- [Given data]:
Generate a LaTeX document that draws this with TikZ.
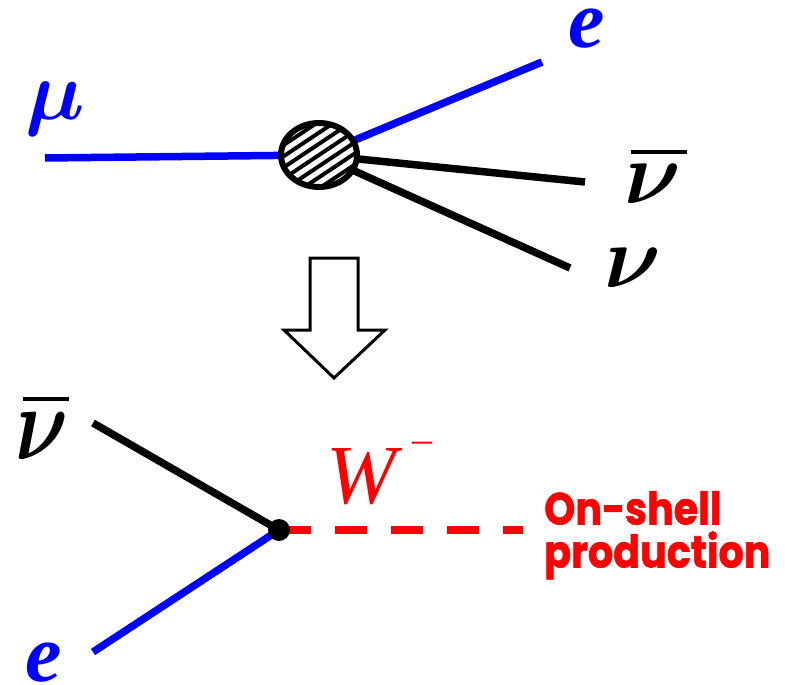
\documentclass[tikz,border=0pt]{standalone}
\usepackage{fontspec}
\usepackage{bm}
\usepackage{graphicx}
\setmainfont{Liberation Serif}
\newfontfamily\heavy{Poppins}[FakeStretch=0.88,FakeBold=1.2]
\usetikzlibrary{shapes.geometric,backgrounds}
\newcommand{\bignu}[2]{\scalebox{#1}[#2]{$\bm{\nu}$}}
\newcommand{\barnu}[6]{\makebox[0pt][l]{\hspace{#1}\rule[#2]{#3}{#4}}\bignu{#5}{#6}}
\begin{document}
\begin{tikzpicture}[x=1pt,y=-1pt,
  lep/.style={line width=7.5pt, blue},
  neu/.style={line width=7.5pt, black},
  lbl/.style={inner sep=0pt, font=\fontsize{82}{82}\selectfont\bfseries\itshape},
  mlbl/.style={inner sep=0pt},
  blobstyle/.style={ellipse, draw, line width=4pt, minimum width=78pt, minimum height=66pt, inner sep=0pt, fill=white},
  vertex/.style={circle, fill=black, inner sep=0pt, minimum size=22pt},
  wline/.style={red, line width=8pt, dash pattern=on 32pt off 24pt},
  bigarrow/.style={draw=black, line width=3pt, fill=white, line join=miter}
]
\useasboundingbox (0,0) rectangle (785,685);

% ---------- top: muon decay ----------
\node[blobstyle] (blob) at (319,155) {};
\begin{scope}
  \clip (319,155) ellipse [x radius=37, y radius=31];
  \foreach \k in {-5,...,5}
    \draw[line width=4pt] ({319+\k*5.2-45},{155+\k*7.7+30}) -- ({319+\k*5.2+45},{155+\k*7.7-30});
\end{scope}
\draw[line width=4pt] (319,155) ellipse [x radius=37, y radius=31];

\coordinate (muend) at (45,158);
\coordinate (eend) at (542,62);
\coordinate (nbend) at (585,182);
\coordinate (nend) at (570,268);
\begin{scope}[on background layer]
  \draw[lep] (muend) -- (blob.center);
  \draw[lep] (blob.center) -- (eend);
  \draw[neu] (blob.center) -- (nbend);
  \draw[neu] (blob.center) -- (nend);
\end{scope}

\node[mlbl, blue] (mu) at (55,109) {\scalebox{8.4}{$\bm{\mu}$}};
\node[lbl, blue] (etop) at (587,29) {e};
\node[mlbl, anchor=base] (nubartop) at (653,203) {\barnu{6pt}{49pt}{56pt}{4pt}{8.8}{8.8}};
\node[mlbl, anchor=base] (nutop) at (633,287) {\bignu{8.8}{8.8}};

% ---------- arrow ----------
\draw[bigarrow] (310,258) -- (358,258) -- (358,330) -- (385,330) -- (334,378)
  -- (284,330) -- (310,330) -- cycle;

% ---------- bottom: W production ----------
\node[vertex] (v) at (279,530) {};
\coordinate (nbstart) at (93,423);
\coordinate (estart) at (93,652);
\coordinate (wend) at (523,530);
\begin{scope}[on background layer]
  \draw[neu] (nbstart) -- (v.center);
  \draw[lep] (estart) -- (v.center);
  \draw[wline] (v.center) -- (wend);
\end{scope}

\node[mlbl, anchor=base] (nubarbot) at (42,459) {\barnu{7.5pt}{58pt}{46pt}{4pt}{8.2}{10.5}};
\node[lbl, blue, anchor=base] (ebot) at (44,681) {e};
\node[inner sep=0pt, anchor=base west, red, font=\fontsize{84}{84}\selectfont\itshape] (W) at (326,503)
  {W\hspace{16pt}\raisebox{51pt}{\fontsize{40}{40}\selectfont –}};
\node[inner sep=0pt, anchor=north west, red, align=left,
  font=\fontsize{45}{43}\selectfont\heavy\bfseries] (onshell) at (544,491)
  {On-shell\\production};
\end{tikzpicture}
\end{document}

- [Your objective]: Give every line above again exactly, with no pictures.

- [Answer to the exercise]:
Generate a LaTeX document that draws this with TikZ.
\documentclass[tikz,border=0pt]{standalone}
\usepackage{fontspec}
\usepackage{bm}
\usepackage{graphicx}
\setmainfont{Liberation Serif}
\newfontfamily\heavy{Poppins}[FakeStretch=0.88,FakeBold=1.2]
\usetikzlibrary{shapes.geometric,backgrounds}
\newcommand{\bignu}[2]{\scalebox{#1}[#2]{$\bm{\nu}$}}
\newcommand{\barnu}[6]{\makebox[0pt][l]{\hspace{#1}\rule[#2]{#3}{#4}}\bignu{#5}{#6}}
\begin{document}
\begin{tikzpicture}[x=1pt,y=-1pt,
  lep/.style={line width=7.5pt, blue},
  neu/.style={line width=7.5pt, black},
  lbl/.style={inner sep=0pt, font=\fontsize{82}{82}\selectfont\bfseries\itshape},
  mlbl/.style={inner sep=0pt},
  blobstyle/.style={ellipse, draw, line width=4pt, minimum width=78pt, minimum height=66pt, inner sep=0pt, fill=white},
  vertex/.style={circle, fill=black, inner sep=0pt, minimum size=22pt},
  wline/.style={red, line width=8pt, dash pattern=on 32pt off 24pt},
  bigarrow/.style={draw=black, line width=3pt, fill=white, line join=miter}
]
\useasboundingbox (0,0) rectangle (785,685);

% ---------- top: muon decay ----------
\node[blobstyle] (blob) at (319,155) {};
\begin{scope}
  \clip (319,155) ellipse [x radius=37, y radius=31];
  \foreach \k in {-5,...,5}
    \draw[line width=4pt] ({319+\k*5.2-45},{155+\k*7.7+30}) -- ({319+\k*5.2+45},{155+\k*7.7-30});
\end{scope}
\draw[line width=4pt] (319,155) ellipse [x radius=37, y radius=31];

\coordinate (muend) at (45,158);
\coordinate (eend) at (542,62);
\coordinate (nbend) at (585,182);
\coordinate (nend) at (570,268);
\begin{scope}[on background layer]
  \draw[lep] (muend) -- (blob.center);
  \draw[lep] (blob.center) -- (eend);
  \draw[neu] (blob.center) -- (nbend);
  \draw[neu] (blob.center) -- (nend);
\end{scope}

\node[mlbl, blue] (mu) at (55,109) {\scalebox{8.4}{$\bm{\mu}$}};
\node[lbl, blue] (etop) at (587,29) {e};
\node[mlbl, anchor=base] (nubartop) at (653,203) {\barnu{6pt}{49pt}{56pt}{4pt}{8.8}{8.8}};
\node[mlbl, anchor=base] (nutop) at (633,287) {\bignu{8.8}{8.8}};

% ---------- arrow ----------
\draw[bigarrow] (310,258) -- (358,258) -- (358,330) -- (385,330) -- (334,378)
  -- (284,330) -- (310,330) -- cycle;

% ---------- bottom: W production ----------
\node[vertex] (v) at (279,530) {};
\coordinate (nbstart) at (93,423);
\coordinate (estart) at (93,652);
\coordinate (wend) at (523,530);
\begin{scope}[on background layer]
  \draw[neu] (nbstart) -- (v.center);
  \draw[lep] (estart) -- (v.center);
  \draw[wline] (v.center) -- (wend);
\end{scope}

\node[mlbl, anchor=base] (nubarbot) at (42,459) {\barnu{7.5pt}{58pt}{46pt}{4pt}{8.2}{10.5}};
\node[lbl, blue, anchor=base] (ebot) at (44,681) {e};
\node[inner sep=0pt, anchor=base west, red, font=\fontsize{84}{84}\selectfont\itshape] (W) at (326,503)
  {W\hspace{16pt}\raisebox{51pt}{\fontsize{40}{40}\selectfont –}};
\node[inner sep=0pt, anchor=north west, red, align=left,
  font=\fontsize{45}{43}\selectfont\heavy\bfseries] (onshell) at (544,491)
  {On-shell\\production};
\end{tikzpicture}
\end{document}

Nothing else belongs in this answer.